ISIL suspect of bomb attack in Istanbul's İstiklal Avenue released due to health condition

ISIL suspect of bomb attack in Istanbul's İstiklal Avenue released due to health condition

ISIL suspect of bomb attack in Istanbuls İstiklal Avenue released due to health condition Erkan Çapkın, an Islamic State of Iraq and the Levant (ISIL) suspect being tried in the case into the deadly March 2016 bombing on Istanbul’s İstiklal Avenue, has been released from custody with a ban on traveling abroad, with the court citing his health problems.

Mehmet Öztürk had blown himself up on İstiklal Avenue off Taksim Square on March 19, 2016, killing four people, including three Israeli citizens, and injuring 44.

Five suspects arrested in connection to the attack appeared in court on March 10, Doğan News Agency reported. Çapkın, who is accused of being a member and leader of a terrorist organization, was released due to his health condition in the first hearing of the case.

The suspects attended the trial via video link, with Çapkın reportedly repeating his first testimony rejecting all charges.

His brother, Ercan Çapkın, also said he has no relation to ISIL or the attack.

“I do not know Mehmet Öztürk who staged the attack. I did not go abroad with legal or illegal ways. I did not use and code name except my real name.”

Aysu Yılmaz, a lawyer for controversial anti-Darwinist Islamic sect leader Adnan Oktar, also attended the trail, claiming that one of the suspects, Hüseyin Kara, was involved in a conspiracy against Oktar.
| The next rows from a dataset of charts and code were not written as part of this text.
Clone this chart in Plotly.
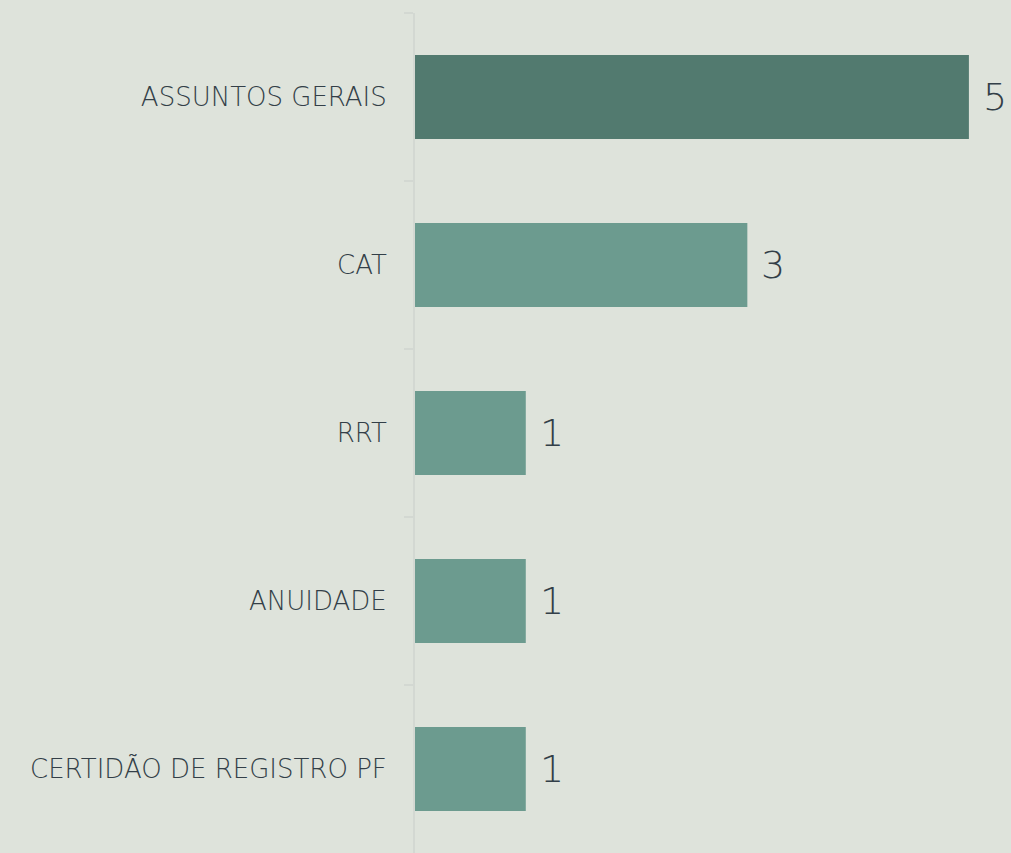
import plotly.graph_objects as go

categories = ["ASSUNTOS GERAIS", "CAT", "RRT", "ANUIDADE", "CERTIDÃO DE REGISTRO PF"]
values = [5, 3, 1, 1, 1]

BG = "#DEE3DB"
DARK = "#527A6F"
LIGHT = "#6C9B8F"
TEXT = "#333F48"
FONT = "DejaVu Sans, sans-serif"

bar_colors = [DARK if v == max(values) else LIGHT for v in values]

fig = go.Figure(
    go.Bar(
        x=values,
        y=categories,
        orientation="h",
        marker_color=bar_colors,
        marker_line_width=0,
        hoverinfo="x+y",
    )
)

# value labels next to each bar
for cat, val in zip(categories, values):
    fig.add_annotation(
        x=val, y=cat, text=str(val),
        xanchor="left", yanchor="middle", xshift=12,
        showarrow=False,
        font=dict(size=38, color=TEXT, family=FONT, weight=200),
    )

fig.update_layout(
    width=1011,
    height=853,
    margin=dict(l=415, r=0, t=13, b=0),
    paper_bgcolor=BG,
    plot_bgcolor=BG,
    bargap=0.5,
    showlegend=False,
    font=dict(family=FONT, color=TEXT),
)
fig.update_xaxes(range=[0, 5.38], visible=False)
fig.update_yaxes(
    autorange="reversed",
    showline=True,
    linecolor="#D3D8D2",
    linewidth=2,
    showgrid=False,
    ticks="outside",
    tickson="boundaries",
    ticklen=9,
    tickcolor="#D3D8D2",
    tickwidth=2,
    ticklabelstandoff=21,
    tickfont=dict(size=26, color=TEXT, family=FONT, weight=200),
)

fig.write_html(
    "out.html",
    config={"displayModeBar": False},
    post_script="document.body.style.margin='0';document.body.style.background='" + BG + "';",
)
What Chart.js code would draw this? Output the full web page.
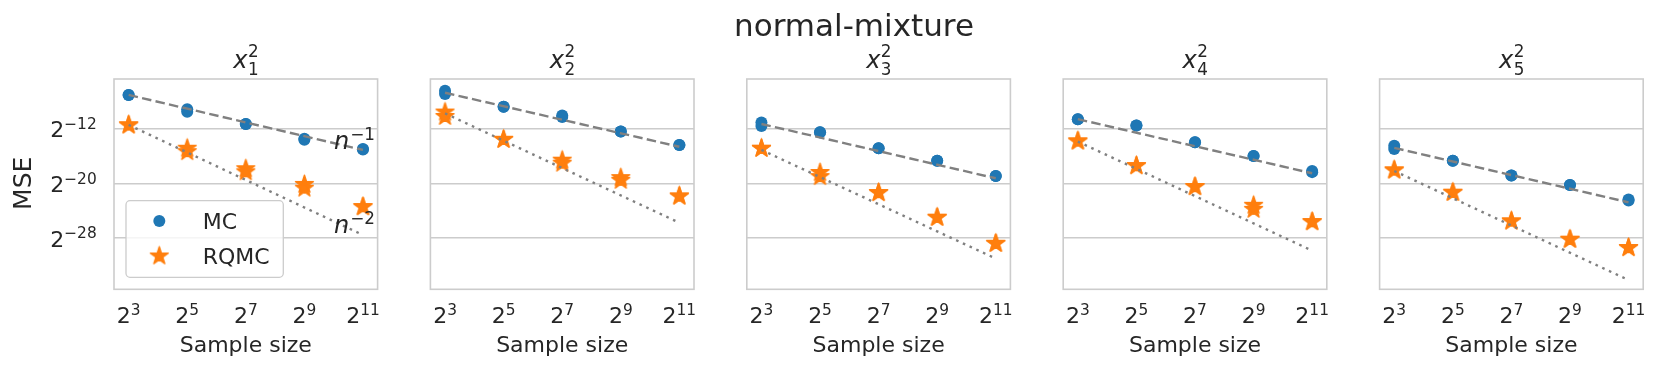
<!DOCTYPE html>
<html lang="en">
  <head>
    <meta charset="UTF-8" />
    <script src="https://cdn.jsdelivr.net/npm/chart.js"></script>
    <title>normal-mixture</title>
    <style>
      * {
        padding: 0;
        margin: 0;
        box-sizing: border-box;
      }
      body {
        width: 1661px;
        height: 370px;
        background: #fff;
        overflow: hidden;
        position: relative;
      }
      canvas {
        position: absolute;
        left: 0;
        top: 0;
      }
    </style>
  </head>
  <body>
    <canvas id="p0" width="1661" height="370"></canvas>
    <canvas id="p1" width="1661" height="370"></canvas>
    <canvas id="p2" width="1661" height="370"></canvas>
    <canvas id="p3" width="1661" height="370"></canvas>
    <canvas id="p4" width="1661" height="370"></canvas>
    <script>
      // everything is log2: x = log2(sample size), y = log2(MSE)
      const sampleExp = [3, 5, 7, 9, 11];
      const lineEnds = [3, 11];
      const xTickExp = [3, 5, 7, 9, 11];
      const yTickExp = [-28, -20, -12];
      const panelSub = ['1', '2', '3', '4', '5'];

      // two overlapping runs per method, one row per panel
      const mcRunA = [
        [-7.05, -9.15, -11.3, -13.45, -14.95],
        [-6.45, -8.78, -10.05, -12.4, -14.39],
        [-11.1, -12.52, -14.86, -16.67, -18.91],
        [-10.61, -11.54, -13.98, -15.98, -18.2],
        [-14.5, -16.67, -18.86, -20.23, -22.35],
      ];
      const mcRunB = [
        [-7.05, -9.5, -11.3, -13.6, -15.05],
        [-6.9, -8.78, -10.3, -12.4, -14.39],
        [-11.6, -12.52, -14.86, -16.67, -18.91],
        [-10.61, -11.54, -13.98, -15.98, -18.35],
        [-14.95, -16.67, -18.86, -20.23, -22.5],
      ];
      const rqmcRunA = [
        [-11.44, -14.85, -17.85, -20.15, -23.4],
        [-9.55, -13.55, -16.6, -19.15, -21.85],
        [-14.86, -18.4, -21.35, -24.96, -28.77],
        [-13.79, -17.4, -20.47, -23.2, -25.6],
        [-18.03, -21.3, -25.5, -28.18, -29.4],
      ];
      const rqmcRunB = [
        [-11.44, -15.35, -18.3, -20.7, -23.4],
        [-10.2, -13.55, -17.05, -19.55, -21.85],
        [-14.86, -19.0, -21.35, -24.96, -28.77],
        [-13.79, -17.4, -20.47, -23.8, -25.6],
        [-18.03, -21.3, -25.5, -28.18, -29.4],
      ];
      // reference rates, endpoints at 2^3 and 2^11
      const rateN1 = [
        [-7.05, -15.1],
        [-6.73, -14.64],
        [-11.3, -19.25],
        [-10.6, -18.52],
        [-14.8, -22.77],
      ];
      const rateN2 = [
        [-11.44, -27.55],
        [-9.75, -25.76],
        [-15.1, -31.0],
        [-13.88, -29.84],
        [-18.18, -34.14],
      ];

      const BLUE = '#1f77b4';
      const ORANGE = '#ff7f0e';
      const GRID = '#cccccc';
      const TEXT = '#262626';
      const FONT = '"DejaVu Sans"';

      // filled star marker like matplotlib '*'
      function makeStar(R) {
        const c = document.createElement('canvas');
        const s = Math.ceil(R * 2 + 4);
        c.width = s;
        c.height = s;
        const g = c.getContext('2d');
        g.beginPath();
        for (let i = 0; i < 10; i++) {
          const r = i % 2 ? R * 0.381966 : R;
          const a = -Math.PI / 2 + (i * Math.PI) / 5;
          g.lineTo(s / 2 + r * Math.cos(a), s / 2 + r * Math.sin(a));
        }
        g.closePath();
        g.fillStyle = ORANGE;
        g.fill();
        g.strokeStyle = ORANGE;
        g.lineWidth = 1.4;
        g.lineJoin = 'round';
        g.stroke();
        return c;
      }
      const star = makeStar(9.4);

      function pts(xs, ys) {
        return xs.map((x, i) => ({ x: x, y: ys[i] }));
      }

      // base with superscript, mathtext style
      function pow(ctx, base, exp, x, y, size, align) {
        const big = size + 'px ' + FONT;
        const small = size * 0.7 + 'px ' + FONT;
        ctx.font = big;
        const wb = ctx.measureText(base).width;
        ctx.font = small;
        const we = ctx.measureText(exp).width;
        let x0 = x;
        if (align === 'center') x0 = x - (wb + we) / 2;
        if (align === 'right') x0 = x - wb - we;
        ctx.textAlign = 'left';
        ctx.textBaseline = 'alphabetic';
        ctx.font = big;
        ctx.fillText(base, x0, y);
        ctx.font = small;
        ctx.fillText(exp, x0 + wb, y - size * 0.385);
      }

      function rateLabel(ctx, exp, x, y) {
        ctx.font = 'italic 24px ' + FONT;
        ctx.textAlign = 'left';
        ctx.fillText('n', x, y);
        const w = ctx.measureText('n').width;
        ctx.font = '16.8px ' + FONT;
        ctx.fillText(exp, x + w + 1, y - 9.5);
      }

      const plotTop = 79;
      const plotBottom = 289.3;
      const firstLeft = 114;
      const panelStep = 316.4;
      const panelWidth = 263.6;

      function decor(k) {
        return {
          id: 'decor' + k,
          afterDraw(chart) {
            const ctx = chart.ctx;
            const a = chart.chartArea;
            const sx = chart.scales.x;
            const sy = chart.scales.y;
            ctx.save();
            // frame
            ctx.strokeStyle = GRID;
            ctx.lineWidth = 1.6;
            ctx.strokeRect(a.left, a.top, a.right - a.left, a.bottom - a.top);

            ctx.fillStyle = TEXT;
            xTickExp.forEach((e) => {
              pow(ctx, '2', String(e), sx.getPixelForValue(e), 323.3, 22, 'center');
            });
            const cx = (a.left + a.right) / 2;
            ctx.font = '22px ' + FONT;
            ctx.textAlign = 'center';
            ctx.fillText('Sample size', cx, 352);

            // subplot title x_k^2
            ctx.font = 'italic 24px ' + FONT;
            const wx = ctx.measureText('x').width;
            ctx.font = '16.8px ' + FONT;
            const wd = ctx.measureText('2').width;
            const tx = cx - (wx + wd) / 2;
            ctx.textAlign = 'left';
            ctx.font = 'italic 24px ' + FONT;
            ctx.fillText('x', tx, 68.3);
            ctx.font = '16.8px ' + FONT;
            ctx.fillText(panelSub[k], tx + wx + 0.5, 75);
            ctx.fillText('2', tx + wx + 0.5, 56.7);

            if (k === 0) {
              yTickExp.forEach((e) => {
                pow(ctx, '2', '\u2212' + Math.abs(e), 96.7, sy.getPixelForValue(e) + 8.6, 22, 'right');
              });
              ctx.save();
              ctx.translate(24, 183.3);
              ctx.rotate(-Math.PI / 2);
              ctx.font = '25px ' + FONT;
              ctx.textAlign = 'center';
              ctx.textBaseline = 'middle';
              ctx.fillText('MSE', 0, 0);
              ctx.restore();

              rateLabel(ctx, '\u22121', 334, 149.3);
              rateLabel(ctx, '\u22122', 334, 233.3);

              // legend
              ctx.beginPath();
              ctx.roundRect(126, 200.7, 157.3, 76.6, 4);
              ctx.fillStyle = 'rgba(255,255,255,0.8)';
              ctx.fill();
              ctx.strokeStyle = GRID;
              ctx.lineWidth = 1.3;
              ctx.stroke();
              ctx.beginPath();
              ctx.arc(159.3, 221, 6, 0, Math.PI * 2);
              ctx.fillStyle = BLUE;
              ctx.fill();
              ctx.drawImage(star, 159.3 - star.width / 2, 256 - star.height / 2);
              ctx.fillStyle = TEXT;
              ctx.font = '22px ' + FONT;
              ctx.textAlign = 'left';
              ctx.fillText('MC', 202.7, 228.6);
              ctx.fillText('RQMC', 202.7, 263.6);

              ctx.font = '31px ' + FONT;
              ctx.textAlign = 'center';
              ctx.fillText('normal-mixture', 854, 36);
            }
            ctx.restore();
          },
        };
      }

      for (let k = 0; k < 5; k++) {
        const left = firstLeft + k * panelStep;
        new Chart(document.getElementById('p' + k), {
          type: 'scatter',
          data: {
            datasets: [
              {
                label: 'n^-1',
                data: pts(lineEnds, rateN1[k]),
                showLine: true,
                pointRadius: 0,
                borderColor: '#808080',
                borderWidth: 2.4,
                borderDash: [9.5, 4.3],
                order: 0,
              },
              {
                label: 'n^-2',
                data: pts(lineEnds, rateN2[k]),
                showLine: true,
                pointRadius: 0,
                borderColor: '#808080',
                borderWidth: 2.4,
                borderDash: [2.6, 4.8],
                order: 0,
              },
              {
                label: 'MC',
                data: pts(sampleExp, mcRunA[k]).concat(pts(sampleExp, mcRunB[k])),
                pointStyle: 'circle',
                pointRadius: 6,
                backgroundColor: BLUE,
                borderWidth: 0,
                order: 2,
              },
              {
                label: 'RQMC',
                data: pts(sampleExp, rqmcRunA[k]).concat(pts(sampleExp, rqmcRunB[k])),
                pointStyle: star,
                pointRadius: 9,
                order: 1,
              },
            ],
          },
          options: {
            responsive: false,
            animation: false,
            layout: {
              padding: {
                left: left,
                right: 1661 - left - panelWidth,
                top: plotTop,
                bottom: 370 - plotBottom,
              },
            },
            plugins: { legend: { display: false }, tooltip: { enabled: false } },
            scales: {
              x: {
                type: 'linear',
                min: 2.5,
                max: 11.5,
                afterBuildTicks: (s) => {
                  s.ticks = xTickExp.map((v) => ({ value: v }));
                },
                ticks: { display: false },
                grid: { display: false, drawTicks: false },
                border: { display: false },
              },
              y: {
                type: 'linear',
                min: -35.5,
                max: -4.72,
                afterBuildTicks: (s) => {
                  s.ticks = yTickExp.map((v) => ({ value: v }));
                },
                ticks: { display: false },
                grid: { color: GRID, lineWidth: 1.6, drawTicks: false },
                border: { display: false },
              },
            },
          },
          plugins: [decor(k)],
        });
      }
    </script>
  </body>
</html>
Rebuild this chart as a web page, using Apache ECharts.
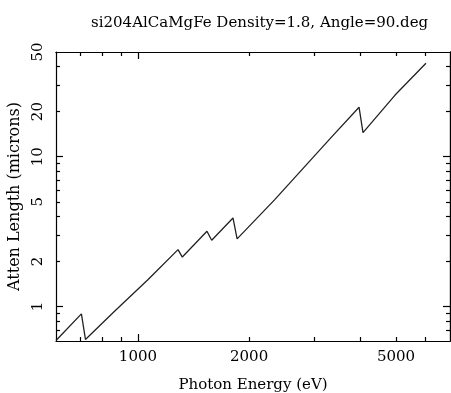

The court, however, rejected Yılmaz’s demand to participate in the case. 

It also ordered the other four suspects in the case to be kept in custody and postponed the trial. 

The attack on İstiklal Avenue came six days after a suicide car bomb attack in the heart of the capital Ankara, which killed 37 people.

The attack in Ankara was claimed by the Kurdistan Freedom Hawks (TAK), a terror group linked to the outlawed Kurdistan Workers’ Party (PKK). The group described the car bombing, which occurred on March 13, as a “revenge act” for security operations against the PKK militants in town centers in the southeast that have been underway since July.